Background

On 30 September 2022, the Reserve Bank of India (RBI) issued a circular (LSF Circular) to bring about uniformity in the imposition of a Late Submission Fee (LSF) for reporting delays across foreign investment, external commercial borrowings (ECB) and overseas investment.

The concept of LSF was introduced by the RBI vide notification dated 7 November 2017, wherein the payment of LSF was provided as an option for applicants to regularize reporting delays in relation to foreign investment matters, without undergoing the cumbersome process of compounding. Initial notification provided that where a person responsible for making filings and submissions under the Foreign Exchange Management Act, 1999 (FEMA), fails to make the same, such reporting can be made with a late submission fee in the manner as directed by the RBI.

Formerly, the FEMA regulations only provided for compounding as the sole remedy for regularizing a delayed reporting, the process of which was extremely time consuming. With the introduction of LSF, an additional option was made available for transactions relating to foreign investments undertaken on or after 7 November 2017. By easing the process for regularization, LSF paved the way for allowing authorities to deal with procedural delays through a speedier and less cumbersome process.

This option was subsequently extended to ECB related matters with effect from 16 January 2019 and to overseas investment related matters with effect from 22 August 2022. However, despite its enhanced coverage, the procedure was not uniform to determine the applicable LSF amount. While the calculation of LSF in foreign investment related matters was based on the percentage of the amount involved in the reporting, the determination of the same for ECB related matters was a fixed amount depending upon the type of return or form to be submitted. Moreover, the concept of LSF was only recently introduced for overseas investment related matters wherein its determination was separately provided for under the Foreign Exchange Management (Overseas Investment) Directions, 2022.

Analysis

With the issuance of the LSF Circular, the RBI has brought uniformity in the determination of LSF across a variety of cross border transactions. Further, it has also provided for such facility to be availed of for regularizing delayed submissions to be made under the earlier FDI regulations and the revised ODI regulations for up to a period of three years from the due date of such submission.

It also provides that in case a person responsible for any submission or filing does not make such reporting within the specified time, then such person would be liable for penal action under the provisions of the FEMA. However, it is important to note that the option of LSF is only an additional option for regularizing reporting delays, while the option of compounding continues to exist. The RBI in its FAQs dated 7 May 2018, clarified that the payment of LSF is an additional facility for regularizing reporting delays without undergoing the compounding procedure. Therefore, the option for compounding is always available even if one decides to not avail of the option to pay LSF.

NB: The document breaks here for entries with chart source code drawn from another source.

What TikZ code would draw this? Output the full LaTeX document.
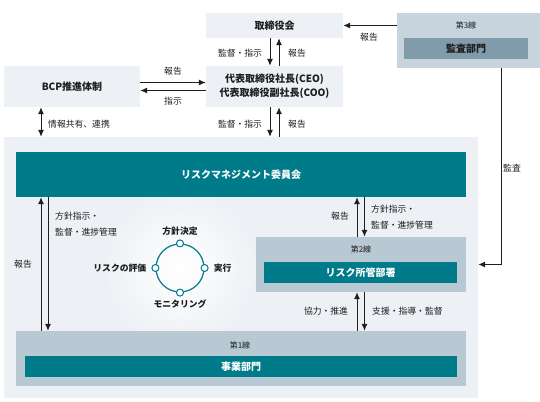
\documentclass[tikz,border=0pt]{standalone}
\usepackage{fontspec}
\setmainfont{Noto Sans CJK JP}
\usetikzlibrary{positioning}
\usetikzlibrary{arrows.meta}
\definecolor{rmteal}{HTML}{007B8A}
\definecolor{linegray}{HTML}{B9C9D3}
\definecolor{paleblue}{HTML}{EDF1F5}
\definecolor{auditgray}{HTML}{C7D4DD}
\definecolor{auditdark}{HTML}{809BA9}
\definecolor{ink}{HTML}{1E1E1E}

\begin{document}
\begin{tikzpicture}[x=1pt, y=-1pt,
    box/.style={fill=paleblue, inner sep=0pt, font=\bfseries\fontsize{10}{14}\selectfont, text=ink},
    bar/.style={fill=rmteal, inner sep=0pt, text=white, font=\bfseries\fontsize{10}{12}\selectfont},
    tier/.style={fill=linegray, inner sep=0pt},
    tiername/.style={inner sep=0pt, font=\fontsize{8}{10}\selectfont, text=ink},
    lbl/.style={inner sep=0pt, font=\fontsize{8.8}{16}\selectfont, text=ink},
    dot/.style={circle, draw=rmteal, fill=white, line width=1pt, minimum size=7pt, inner sep=0pt},
    arr/.style={draw=ink, line width=1pt, -{Latex[length=7pt,width=6pt]}},
    arrboth/.style={draw=ink, line width=1pt, {Latex[length=7pt,width=6pt]}-{Latex[length=7pt,width=6pt]}}]
      \useasboundingbox (0,0) rectangle (540,401);

      \node(cont) [fill=paleblue, minimum width=474pt, minimum height=261pt, inner sep=0pt] at (241,267.5) {};
      \shade[inner color=white, outer color=paleblue] (180,268) circle (78pt);

      \node(board) [box, minimum width=137pt, minimum height=25pt] at (274.5,25.5) {取締役会};
      \node(ceo) [box, minimum width=137pt, minimum height=41pt, align=center] at (274.5,86.5) {代表取締役社長(CEO)\\代表取締役副社長(COO)};
      \node(bcp) [box, minimum width=136pt, minimum height=41pt] at (72,86.5) {BCP推進体制};
      \node(third) [fill=auditgray, minimum width=143pt, minimum height=55pt, inner sep=0pt] at (468.5,40.5) {};
      \node(third3) [tiername] at (466,25) {第3線};
      \node(audit) [box, fill=auditdark, minimum width=124pt, minimum height=21pt] at (466,48.5) {監査部門};

      \node(comm) [bar, minimum width=450pt, minimum height=45pt] at (241,174.5) {リスクマネジメント委員会};
      \node(second) [tier, minimum width=210pt, minimum height=55pt] at (361,264.5) {};
      \node(second2) [tiername] at (361,249) {第2線};
      \node(riskdept) [bar, minimum width=193pt, minimum height=21pt] at (360.5,272.5) {リスク所管部署};
      \node(first) [tier, minimum width=450pt, minimum height=55pt] at (241,358.5) {};
      \node(first1) [tiername] at (240,345) {第1線};
      \node(biz) [bar, minimum width=432pt, minimum height=21pt] at (241,366.5) {事業部門};

      \node(cyc) [circle, draw=rmteal, line width=1.2pt, minimum size=48pt] at (180,268) {};
      \node(ptop) [dot] at (cyc.north) {};
      \node(pright) [dot] at (cyc.east) {};
      \node(pbottom) [dot] at (cyc.south) {};
      \node(pleft) [dot] at (cyc.west) {};
      \node(plan) [lbl, font=\bfseries\fontsize{8.8}{11}\selectfont, above=4pt of ptop] {方針決定};
      \node(doit) [lbl, font=\bfseries\fontsize{8.8}{11}\selectfont, right=5pt of pright] {実行};
      \node(watch) [lbl, font=\bfseries\fontsize{8.8}{11}\selectfont, below=3pt of pbottom] {モニタリング};
      \node(assess) [lbl, font=\bfseries\fontsize{8.8}{11}\selectfont, left=5pt of pleft] {リスクの評価};

      \node(l1) [lbl] at (369,37) {報告};
      \node(l2) [lbl] at (240,53) {監督・指示};
      \node(l3) [lbl] at (297,53) {報告};
      \node(l4) [lbl] at (173,71) {報告};
      \node(l5) [lbl] at (173,101) {指示};
      \node(l6) [lbl, anchor=west] at (48,124) {情報共有、連携};
      \node(l7) [lbl] at (240,124) {監督・指示};
      \node(l8) [lbl] at (297,124) {報告};
      \node(l9) [lbl] at (512,168) {監査};
      \node(l10) [lbl] at (23,264) {報告};
      \node(l11) [lbl, anchor=west, align=left] at (55,224) {方針指示・\\監督・進捗管理};
      \node(l12) [lbl] at (340,216) {報告};
      \node(l13) [lbl, anchor=west, align=left] at (371,217) {方針指示・\\監督・進捗管理};
      \node(l14) [lbl] at (326,311) {協力・推進};
      \node(l15) [lbl, anchor=west] at (372,311) {支援・指導・監督};

      \draw[arr](third.west |- board.east) -- (board.east);
      \draw[arr]([xshift=-4.5pt]board.south) -- ([xshift=-4.5pt]ceo.north);
      \draw[arr]([xshift=4.5pt]ceo.north) -- ([xshift=4.5pt]board.south);
      \draw[arr]([yshift=4pt]bcp.east) -- ([yshift=4pt]ceo.west);
      \draw[arr]([yshift=-4pt]ceo.west) -- ([yshift=-4pt]bcp.east);
      \draw[arrboth]([xshift=-31pt]bcp.south) -- ([xshift=-31pt]bcp.south |- cont.north);
      \draw[arr]([xshift=-4.5pt]ceo.south) -- ([xshift=-4.5pt]ceo.south |- cont.north);
      \draw[arr]([xshift=4.5pt]ceo.south |- cont.north) -- ([xshift=4.5pt]ceo.south);
      \draw[arr]([xshift=32.5pt]third.south) |- (cont.east |- second.east);
      \draw[arr]([xshift=-200pt]first.north) -- ([xshift=-200pt]comm.south);
      \draw[arr]([xshift=-193pt]comm.south) -- ([xshift=-193pt]first.north);
      \draw[arr]([xshift=-4pt]second.north) -- ([xshift=-4pt]second.north |- comm.south);
      \draw[arr]([xshift=3.5pt]second.north |- comm.south) -- ([xshift=3.5pt]second.north);
      \draw[arr]([xshift=-4pt]first.north -| second.north) -- ([xshift=-4pt]second.south);
      \draw[arr]([xshift=3.5pt]second.south) -- ([xshift=3.5pt]first.north -| second.south);
    \end{tikzpicture}
\end{document}
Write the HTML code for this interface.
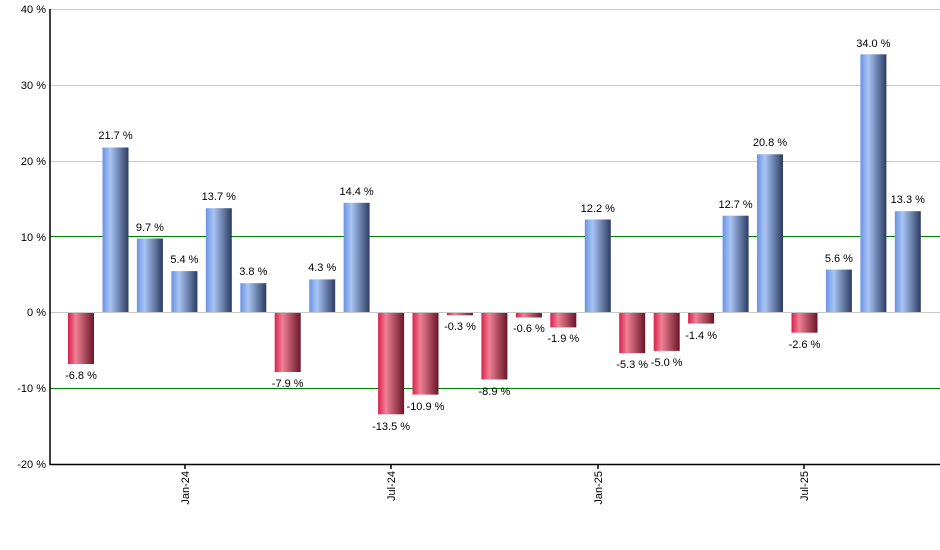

Separately, the LSF Circular essentially brings uniformity in the maximum LSF amount applicable which would be now capped at 100 per cent of amount involved in the delayed reporting. Basis the same, there could be a possible increase in the amount of the LSF payable in terms of foreign investment related matters which were earlier capped at 10 million and for ECB related matters which was earlier capped at INR 100,000 per year of non-compliance.

Conclusion

The LSF Circular is a positive initiative to standardize the determination of the settlement fee in regularizing reporting delays across a variety of cross border transactions. However, while the new mechanism introduces such uniformity, one should take note of the possible increase in the amount of LSF payable for foreign investment related and ECB related matters. Moreover, while the option of LSF does provide for a quicker resolution, the option of compounding continues to exist for the same. Nevertheless, such uniformity introduced across all cross-border transactions will certainly ease the process for regularizing such procedural delays and is a welcome step to facilitate and encourage inbound and outbound foreign exchange investments.